Berlusconi prometteva una libertà canonica, quella neoliberale: basta con lacci e lacciuoli, l’imprenditore, emancipato dalla politica asfissiante, sprigionerà energie enormi.
Grillo come leader è completamente diverso: se ne infischia della coerenza ideologica: l’unico leitmotiv è il disprezzo per la democrazia rappresentativa e rivolge la sua predicazione alla massa informe, agli esclusi, agli emarginati: un profeta dell’anarchismo in salsa di rose che ha capito che la crisi della politica apre straordinarie opportunità e rende possibile un’utopia in linea con i tempi: una libertà nuova e inebriante: il cittadino o è del tutto autonomo o è soffocato da partiti e poteri forti.
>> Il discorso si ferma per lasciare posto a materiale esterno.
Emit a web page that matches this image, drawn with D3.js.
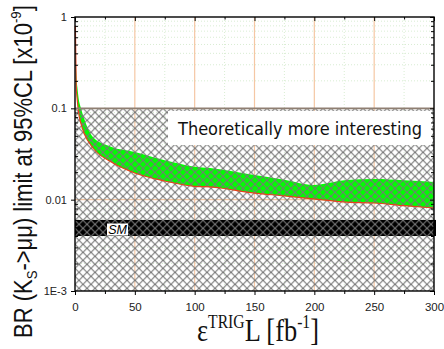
<!DOCTYPE html>
<html><head><meta charset="utf-8">
<script src="https://cdn.jsdelivr.net/npm/d3@7"></script>
<style>html,body{margin:0;padding:0;background:#fff}svg{display:block}</style>
</head><body>
<svg id="c" width="444" height="349"></svg>
<script>
// ---- data ----
const lumi = [0.3, 1, 2, 3, 5, 8, 15, 30, 50, 75, 100, 113, 150, 175, 199, 227, 250, 275, 300];
const upperLimit = [0.8, 0.25, 0.17, 0.13, 0.1, 0.075, 0.0485, 0.038, 0.0333, 0.027, 0.023, 0.0222, 0.0186, 0.0165, 0.0145, 0.0164, 0.0168, 0.0163, 0.0156];
const lowerLimit = [0.8, 0.18, 0.12, 0.09, 0.068, 0.052, 0.0368, 0.026, 0.0196, 0.016, 0.014, 0.0138, 0.0118, 0.011, 0.0102, 0.0094, 0.0092, 0.0086, 0.0081];
const smBand = [0.0040, 0.0060];
const theoryBound = 0.1;
const xTicks = [0, 50, 100, 150, 200, 250, 300];
const xMinor = [25, 75, 125, 175, 225, 275];
const yTicks = [1, 0.1, 0.01, 0.001];
const yTickLabels = ["1", "0.1", "0.01", "1E-3"];
const boxText = "Theoretically more interesting";
const smText = "SM";

// ---- layout ----
const svg = d3.select("#c");
const L = 75, R = 434, T = 17, B = 291;
const x = d3.scaleLinear().domain([0, 300]).range([L, R]);
const y = d3.scaleLog().domain([1e-3, 1]).range([B, T]);

const yMinor = [];
[1e-3, 1e-2, 1e-1].forEach(d => { for (let k = 2; k <= 9; k++) yMinor.push(d * k); });

svg.append("rect").attr("width", 444).attr("height", 349).attr("fill", "#fff");

const defs = svg.append("defs");
const pat = defs.append("pattern").attr("id", "hatch").attr("patternUnits", "userSpaceOnUse")
  .attr("width", 8).attr("height", 8).attr("x", L).attr("y", y(theoryBound));
pat.append("path").attr("d", "M0,0L8,8M0,8L8,0").attr("stroke", "#777").attr("stroke-width", 1.1).attr("fill", "none");

const g = svg.append("g");
// minor grid (dotted light green)
g.selectAll(".vmin").data(xMinor).join("line")
  .attr("x1", d => x(d)).attr("x2", d => x(d)).attr("y1", T).attr("y2", B)
  .attr("stroke", "#cfe8c8").attr("stroke-width", 0.8).attr("stroke-dasharray", "1,2");
g.selectAll(".hmin").data(yMinor).join("line")
  .attr("x1", L).attr("x2", R).attr("y1", d => y(d)).attr("y2", d => y(d))
  .attr("stroke", "#cfe8c8").attr("stroke-width", 0.8).attr("stroke-dasharray", "1,2");
// major grid (orange)
g.selectAll(".vmaj").data(xTicks.slice(1, -1)).join("line")
  .attr("x1", d => x(d)).attr("x2", d => x(d)).attr("y1", T).attr("y2", B)
  .attr("stroke", "#f5c7a4").attr("stroke-width", 1.2);
g.selectAll(".hmaj").data([0.01]).join("line")
  .attr("x1", L).attr("x2", R).attr("y1", d => y(d)).attr("y2", d => y(d))
  .attr("stroke", "#f5c7a4").attr("stroke-width", 1.2);

// green band
const pts = lumi.map((v, i) => ({ v, u: upperLimit[i], l: lowerLimit[i] }));
const area = d3.area().x(d => x(d.v)).y0(d => y(d.l)).y1(d => y(d.u)).curve(d3.curveMonotoneX);
g.append("path").datum(pts).attr("d", area).attr("fill", "#00ff00");

// SM band
g.append("rect").attr("x", L).attr("width", R - L + 2)
  .attr("y", y(smBand[1])).attr("height", y(smBand[0]) - y(smBand[1])).attr("fill", "#000");

// hatch region
g.append("rect").attr("x", L).attr("y", y(theoryBound)).attr("width", R - L)
  .attr("height", B - y(theoryBound)).attr("fill", "url(#hatch)");

// red lower line
const line = d3.line().x(d => x(d.v)).y(d => y(d.l)).curve(d3.curveMonotoneX);
g.append("path").datum(pts).attr("d", line).attr("fill", "none").attr("stroke", "#e8401c").attr("stroke-width", 1.2);

// border of theory region
g.append("line").attr("x1", L).attr("x2", R).attr("y1", y(theoryBound)).attr("y2", y(theoryBound))
  .attr("stroke", "#8f7f72").attr("stroke-width", 1.8);

// text box
g.append("rect").attr("x", 168).attr("y", 111).attr("width", 264).attr("height", 34).attr("fill", "#fff");
g.append("text").attr("x", 178).attr("y", 135).attr("font-family", "DejaVu Sans").attr("font-size", 17)
  .attr("textLength", 244).attr("lengthAdjust", "spacingAndGlyphs").attr("fill", "#111").text(boxText);

// SM label
g.append("rect").attr("x", 107).attr("y", 223.5).attr("width", 21).attr("height", 12).attr("fill", "#fff");
g.append("text").attr("x", 117.5).attr("y", 234).attr("text-anchor", "middle").attr("font-family", "Liberation Sans")
  .attr("font-style", "italic").attr("font-size", 12.5).attr("fill", "#000").text(smText);

// frame
svg.append("rect").attr("x", L).attr("y", T).attr("width", R - L).attr("height", B - T)
  .attr("fill", "none").attr("stroke", "#000").attr("stroke-width", 1.4);

// axes
const xAxisB = d3.axisBottom(x).tickValues(xTicks).tickSize(4).tickFormat(d3.format("d"));
const gxb = svg.append("g").attr("transform", `translate(0,${B})`).call(xAxisB);
gxb.select(".domain").remove();
gxb.selectAll("text").attr("font-family", "Liberation Sans").attr("font-size", 11.5).attr("fill", "#222").attr("dy", "1.1em");
svg.append("g").attr("transform", `translate(0,${B})`).call(d3.axisBottom(x).tickValues(xMinor).tickSize(3).tickFormat(""))
  .select(".domain").remove();
// top ticks (inward)
const gxt = svg.append("g").attr("transform", `translate(0,${T})`);
gxt.call(d3.axisBottom(x).tickValues(xTicks).tickSize(4).tickFormat("")).select(".domain").remove();
gxt.append("g").call(d3.axisBottom(x).tickValues(xMinor).tickSize(2.5).tickFormat("")).select(".domain").remove();

const yAxisL = d3.axisLeft(y).tickValues(yTicks).tickSize(4).tickFormat((d, i) => yTickLabels[i]);
const gyl = svg.append("g").attr("transform", `translate(${L},0)`).call(yAxisL);
gyl.select(".domain").remove();
gyl.selectAll("text").attr("font-family", "Liberation Sans").attr("font-size", 11).attr("fill", "#222").attr("dx", "-0.1em");
svg.append("g").attr("transform", `translate(${L},0)`).call(d3.axisRight(y).tickValues(yMinor).tickSize(3).tickFormat(""))
  .select(".domain").remove();
const gyr = svg.append("g").attr("transform", `translate(${R},0)`);
gyr.call(d3.axisLeft(y).tickValues(yTicks).tickSize(4).tickFormat("")).select(".domain").remove();
gyr.append("g").call(d3.axisLeft(y).tickValues(yMinor).tickSize(3).tickFormat("")).select(".domain").remove();
svg.selectAll(".tick line").attr("stroke", "#000").attr("stroke-width", 1);

// y label
const yl = svg.append("g");
const ylt = yl.append("text").attr("font-family", "Liberation Sans").attr("font-size", 25).attr("fill", "#111");
ylt.append("tspan").text("BR (K");
ylt.append("tspan").attr("font-size", 15).attr("dy", 5).text("S");
ylt.append("tspan").attr("dy", -5).text("->μμ) limit at 95%CL [x10");
ylt.append("tspan").attr("font-size", 15).attr("dy", -11).text("-9");
ylt.append("tspan").attr("dy", 11).text("]");
{
  const bb = ylt.node().getBBox();
  const sx = 333 / bb.width;
  ylt.attr("transform", `scale(${sx},1)`).attr("x", -bb.x);
  yl.attr("transform", `translate(32,338) rotate(-90)`);
}

// x label
const xl = svg.append("g");
const xlt = xl.append("text").attr("font-family", "Liberation Serif").attr("font-size", 32).attr("fill", "#111");
xlt.append("tspan").text("ε");
xlt.append("tspan").attr("font-size", 19).attr("dy", -13).text("TRIG");
xlt.append("tspan").attr("dy", 13).text("L [fb");
xlt.append("tspan").attr("font-size", 19).attr("dy", -13).text("-1");
xlt.append("tspan").attr("dy", 13).text("]");
{
  const bb = xlt.node().getBBox();
  const sx = 122 / bb.width;
  xlt.attr("transform", `scale(${sx},1)`).attr("x", -bb.x);
  xl.attr("transform", `translate(197,341)`);
}
</script>
</body></html>
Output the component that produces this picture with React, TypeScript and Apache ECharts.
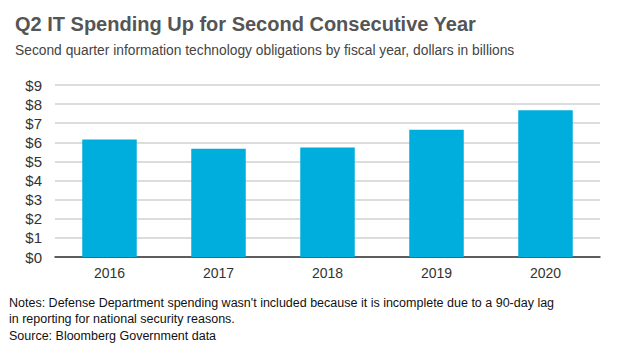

Un antipartitismo radicale senza alcun obiettivo o base dottrinaria. Grillo, figlio della rivoluzione digitale, ha compreso che la rivoluzione digitale avrebbe sconvolto la politica tradizionale, che è fatta di riunioni, di tesserati, di correnti, di accordi, di gruppi dirigenti autonomi, di mediazioni. Il Movimento 5 stelle è il primo partito digitale, e la sua forza risiede nell’uso capillare dei social-media. L’ideale della democrazia diretta si sposa perfettamente con facebook: il click del mi piace è la nuova forma di consenso. Facebook e whatasapp consentono anche di propagare immagini e testi con velocità impressionante e mille attivisti possono raggiungere centomila persone in pochi secondi, ognuno diffonde il messaggio attraverso la propria rete di contatti, che si amplifica esponenzialmente tramite i contatti dei contatti.
I partiti tradizionali, detto in sintesi, hanno offerto il collo alla ghigliottina ‘grillina e populista’ che ha aumentato in modo esponenziale i propri seguaci e, più che probabilmente, risulterà il più votato il 5 marzo prossimo.
Il tutto finirà nelle mani del Capo dello Stato e i Cinquestelle troveranno un ‘alleato di governo’. C’è, a mio avviso, già chi scalpita, nella sua prateria, in attesa di questo momento.